__DIRECTION__.
From the entries that follow, extract each line holding the string "this".

Plotting code records
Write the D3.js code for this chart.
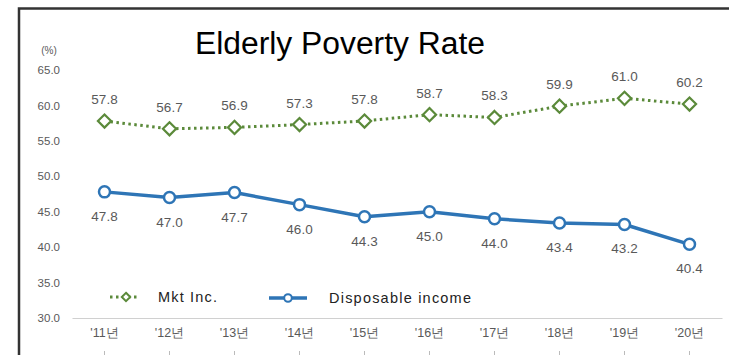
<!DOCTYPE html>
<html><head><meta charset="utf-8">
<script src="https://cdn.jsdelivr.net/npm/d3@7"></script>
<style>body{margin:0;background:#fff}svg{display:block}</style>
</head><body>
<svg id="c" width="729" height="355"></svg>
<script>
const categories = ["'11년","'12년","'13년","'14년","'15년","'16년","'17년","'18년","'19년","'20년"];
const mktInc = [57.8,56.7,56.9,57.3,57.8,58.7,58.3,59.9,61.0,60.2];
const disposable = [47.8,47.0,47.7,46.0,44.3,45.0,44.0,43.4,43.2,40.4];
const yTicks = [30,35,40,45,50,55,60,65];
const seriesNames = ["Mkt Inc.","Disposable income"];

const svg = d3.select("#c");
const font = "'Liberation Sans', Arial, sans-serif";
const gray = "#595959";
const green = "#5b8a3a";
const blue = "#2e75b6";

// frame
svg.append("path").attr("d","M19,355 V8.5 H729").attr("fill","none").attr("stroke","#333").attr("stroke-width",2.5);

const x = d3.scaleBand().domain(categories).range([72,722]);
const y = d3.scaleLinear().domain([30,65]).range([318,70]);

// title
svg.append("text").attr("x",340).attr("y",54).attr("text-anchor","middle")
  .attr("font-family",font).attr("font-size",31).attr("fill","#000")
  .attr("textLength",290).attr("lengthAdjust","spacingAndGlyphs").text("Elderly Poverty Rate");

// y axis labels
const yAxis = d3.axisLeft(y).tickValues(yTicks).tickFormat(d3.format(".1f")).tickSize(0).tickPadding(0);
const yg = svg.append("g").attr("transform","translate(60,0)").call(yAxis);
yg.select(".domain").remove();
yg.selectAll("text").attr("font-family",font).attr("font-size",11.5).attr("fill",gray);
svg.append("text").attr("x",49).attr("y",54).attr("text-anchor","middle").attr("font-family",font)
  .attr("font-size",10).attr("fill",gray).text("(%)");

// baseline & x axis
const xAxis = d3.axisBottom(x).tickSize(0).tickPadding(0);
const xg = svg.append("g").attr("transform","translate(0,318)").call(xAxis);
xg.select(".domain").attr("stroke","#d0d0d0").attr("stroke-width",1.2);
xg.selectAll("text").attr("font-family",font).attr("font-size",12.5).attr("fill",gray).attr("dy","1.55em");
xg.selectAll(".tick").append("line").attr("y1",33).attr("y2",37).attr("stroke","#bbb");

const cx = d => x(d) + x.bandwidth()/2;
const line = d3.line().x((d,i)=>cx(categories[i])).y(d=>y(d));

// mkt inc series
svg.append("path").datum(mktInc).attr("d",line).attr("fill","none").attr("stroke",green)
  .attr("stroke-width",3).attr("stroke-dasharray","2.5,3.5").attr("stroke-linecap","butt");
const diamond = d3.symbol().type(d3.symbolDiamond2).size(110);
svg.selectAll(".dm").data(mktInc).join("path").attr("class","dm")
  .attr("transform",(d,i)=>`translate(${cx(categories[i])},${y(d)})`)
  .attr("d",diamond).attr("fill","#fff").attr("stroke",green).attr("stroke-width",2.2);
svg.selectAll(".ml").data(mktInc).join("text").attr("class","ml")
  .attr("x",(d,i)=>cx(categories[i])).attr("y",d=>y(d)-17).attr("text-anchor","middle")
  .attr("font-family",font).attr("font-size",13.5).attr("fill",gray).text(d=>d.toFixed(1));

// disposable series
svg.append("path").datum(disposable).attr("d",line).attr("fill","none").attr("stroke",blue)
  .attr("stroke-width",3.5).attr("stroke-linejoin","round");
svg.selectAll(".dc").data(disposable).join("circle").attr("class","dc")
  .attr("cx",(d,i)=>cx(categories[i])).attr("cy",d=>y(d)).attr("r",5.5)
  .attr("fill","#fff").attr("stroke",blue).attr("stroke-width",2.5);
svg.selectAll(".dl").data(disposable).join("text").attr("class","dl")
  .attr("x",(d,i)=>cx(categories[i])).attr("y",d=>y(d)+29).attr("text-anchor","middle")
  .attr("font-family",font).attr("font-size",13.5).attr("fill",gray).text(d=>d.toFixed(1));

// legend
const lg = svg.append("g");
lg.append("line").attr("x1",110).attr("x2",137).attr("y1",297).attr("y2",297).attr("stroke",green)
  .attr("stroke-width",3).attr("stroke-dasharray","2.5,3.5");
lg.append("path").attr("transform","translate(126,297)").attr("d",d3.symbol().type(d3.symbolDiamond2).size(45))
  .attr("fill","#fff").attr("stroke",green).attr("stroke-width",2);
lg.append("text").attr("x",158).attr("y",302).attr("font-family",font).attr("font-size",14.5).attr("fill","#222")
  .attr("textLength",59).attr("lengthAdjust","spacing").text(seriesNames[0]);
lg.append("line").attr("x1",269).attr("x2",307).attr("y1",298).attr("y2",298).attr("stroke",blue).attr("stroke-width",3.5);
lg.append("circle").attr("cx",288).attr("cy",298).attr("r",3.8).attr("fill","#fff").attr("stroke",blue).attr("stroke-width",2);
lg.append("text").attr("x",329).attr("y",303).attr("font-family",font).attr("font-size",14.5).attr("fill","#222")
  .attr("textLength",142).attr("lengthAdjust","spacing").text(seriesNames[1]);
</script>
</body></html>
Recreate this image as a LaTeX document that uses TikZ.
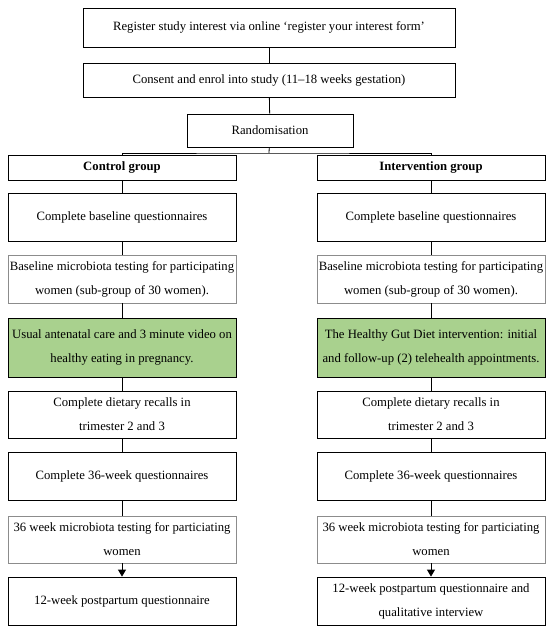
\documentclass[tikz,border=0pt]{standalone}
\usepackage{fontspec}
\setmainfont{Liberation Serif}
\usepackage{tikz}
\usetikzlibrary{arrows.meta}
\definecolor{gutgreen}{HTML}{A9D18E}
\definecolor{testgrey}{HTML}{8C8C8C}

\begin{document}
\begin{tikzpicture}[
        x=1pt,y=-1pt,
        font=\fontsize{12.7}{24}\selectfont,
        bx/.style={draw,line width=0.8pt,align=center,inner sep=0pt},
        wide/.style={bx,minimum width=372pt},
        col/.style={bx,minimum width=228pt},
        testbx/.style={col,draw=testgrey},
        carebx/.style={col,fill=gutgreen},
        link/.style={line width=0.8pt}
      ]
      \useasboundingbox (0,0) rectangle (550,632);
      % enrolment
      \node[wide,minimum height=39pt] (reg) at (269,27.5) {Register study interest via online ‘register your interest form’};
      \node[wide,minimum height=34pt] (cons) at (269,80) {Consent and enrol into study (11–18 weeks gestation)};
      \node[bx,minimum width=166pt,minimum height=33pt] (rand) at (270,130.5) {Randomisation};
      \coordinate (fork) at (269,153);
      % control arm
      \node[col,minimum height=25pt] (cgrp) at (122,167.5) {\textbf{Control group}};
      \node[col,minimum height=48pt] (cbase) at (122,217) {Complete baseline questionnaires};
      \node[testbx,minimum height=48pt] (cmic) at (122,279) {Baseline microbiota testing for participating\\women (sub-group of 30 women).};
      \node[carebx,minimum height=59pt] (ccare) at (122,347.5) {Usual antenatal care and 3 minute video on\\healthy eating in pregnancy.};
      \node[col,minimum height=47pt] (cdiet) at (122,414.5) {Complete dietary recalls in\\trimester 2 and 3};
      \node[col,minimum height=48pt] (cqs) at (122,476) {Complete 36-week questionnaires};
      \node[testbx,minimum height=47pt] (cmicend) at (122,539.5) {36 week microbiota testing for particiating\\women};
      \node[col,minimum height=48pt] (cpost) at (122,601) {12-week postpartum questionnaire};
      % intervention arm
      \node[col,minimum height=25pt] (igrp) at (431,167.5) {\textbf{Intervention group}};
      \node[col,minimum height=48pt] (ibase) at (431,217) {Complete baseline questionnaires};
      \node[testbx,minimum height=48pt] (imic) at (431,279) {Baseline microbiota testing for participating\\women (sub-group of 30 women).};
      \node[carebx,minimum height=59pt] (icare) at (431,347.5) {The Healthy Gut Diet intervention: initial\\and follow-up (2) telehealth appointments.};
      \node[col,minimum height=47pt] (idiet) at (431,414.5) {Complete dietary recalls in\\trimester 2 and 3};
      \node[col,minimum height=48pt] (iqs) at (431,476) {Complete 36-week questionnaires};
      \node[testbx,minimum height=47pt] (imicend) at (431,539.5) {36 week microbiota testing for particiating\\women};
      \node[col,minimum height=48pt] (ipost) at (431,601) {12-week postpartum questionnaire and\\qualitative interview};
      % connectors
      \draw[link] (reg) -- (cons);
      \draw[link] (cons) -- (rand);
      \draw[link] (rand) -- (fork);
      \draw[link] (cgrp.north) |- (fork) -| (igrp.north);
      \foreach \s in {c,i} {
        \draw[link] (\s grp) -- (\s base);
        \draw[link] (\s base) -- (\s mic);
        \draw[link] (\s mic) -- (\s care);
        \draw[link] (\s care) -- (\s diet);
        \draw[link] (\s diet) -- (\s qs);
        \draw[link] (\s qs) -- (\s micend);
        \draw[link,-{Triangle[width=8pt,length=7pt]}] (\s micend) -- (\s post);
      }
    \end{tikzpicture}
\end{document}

__WRITTEN SOLUTION__.
Write the D3.js code for this chart.
Recreate this image as a LaTeX document that uses TikZ.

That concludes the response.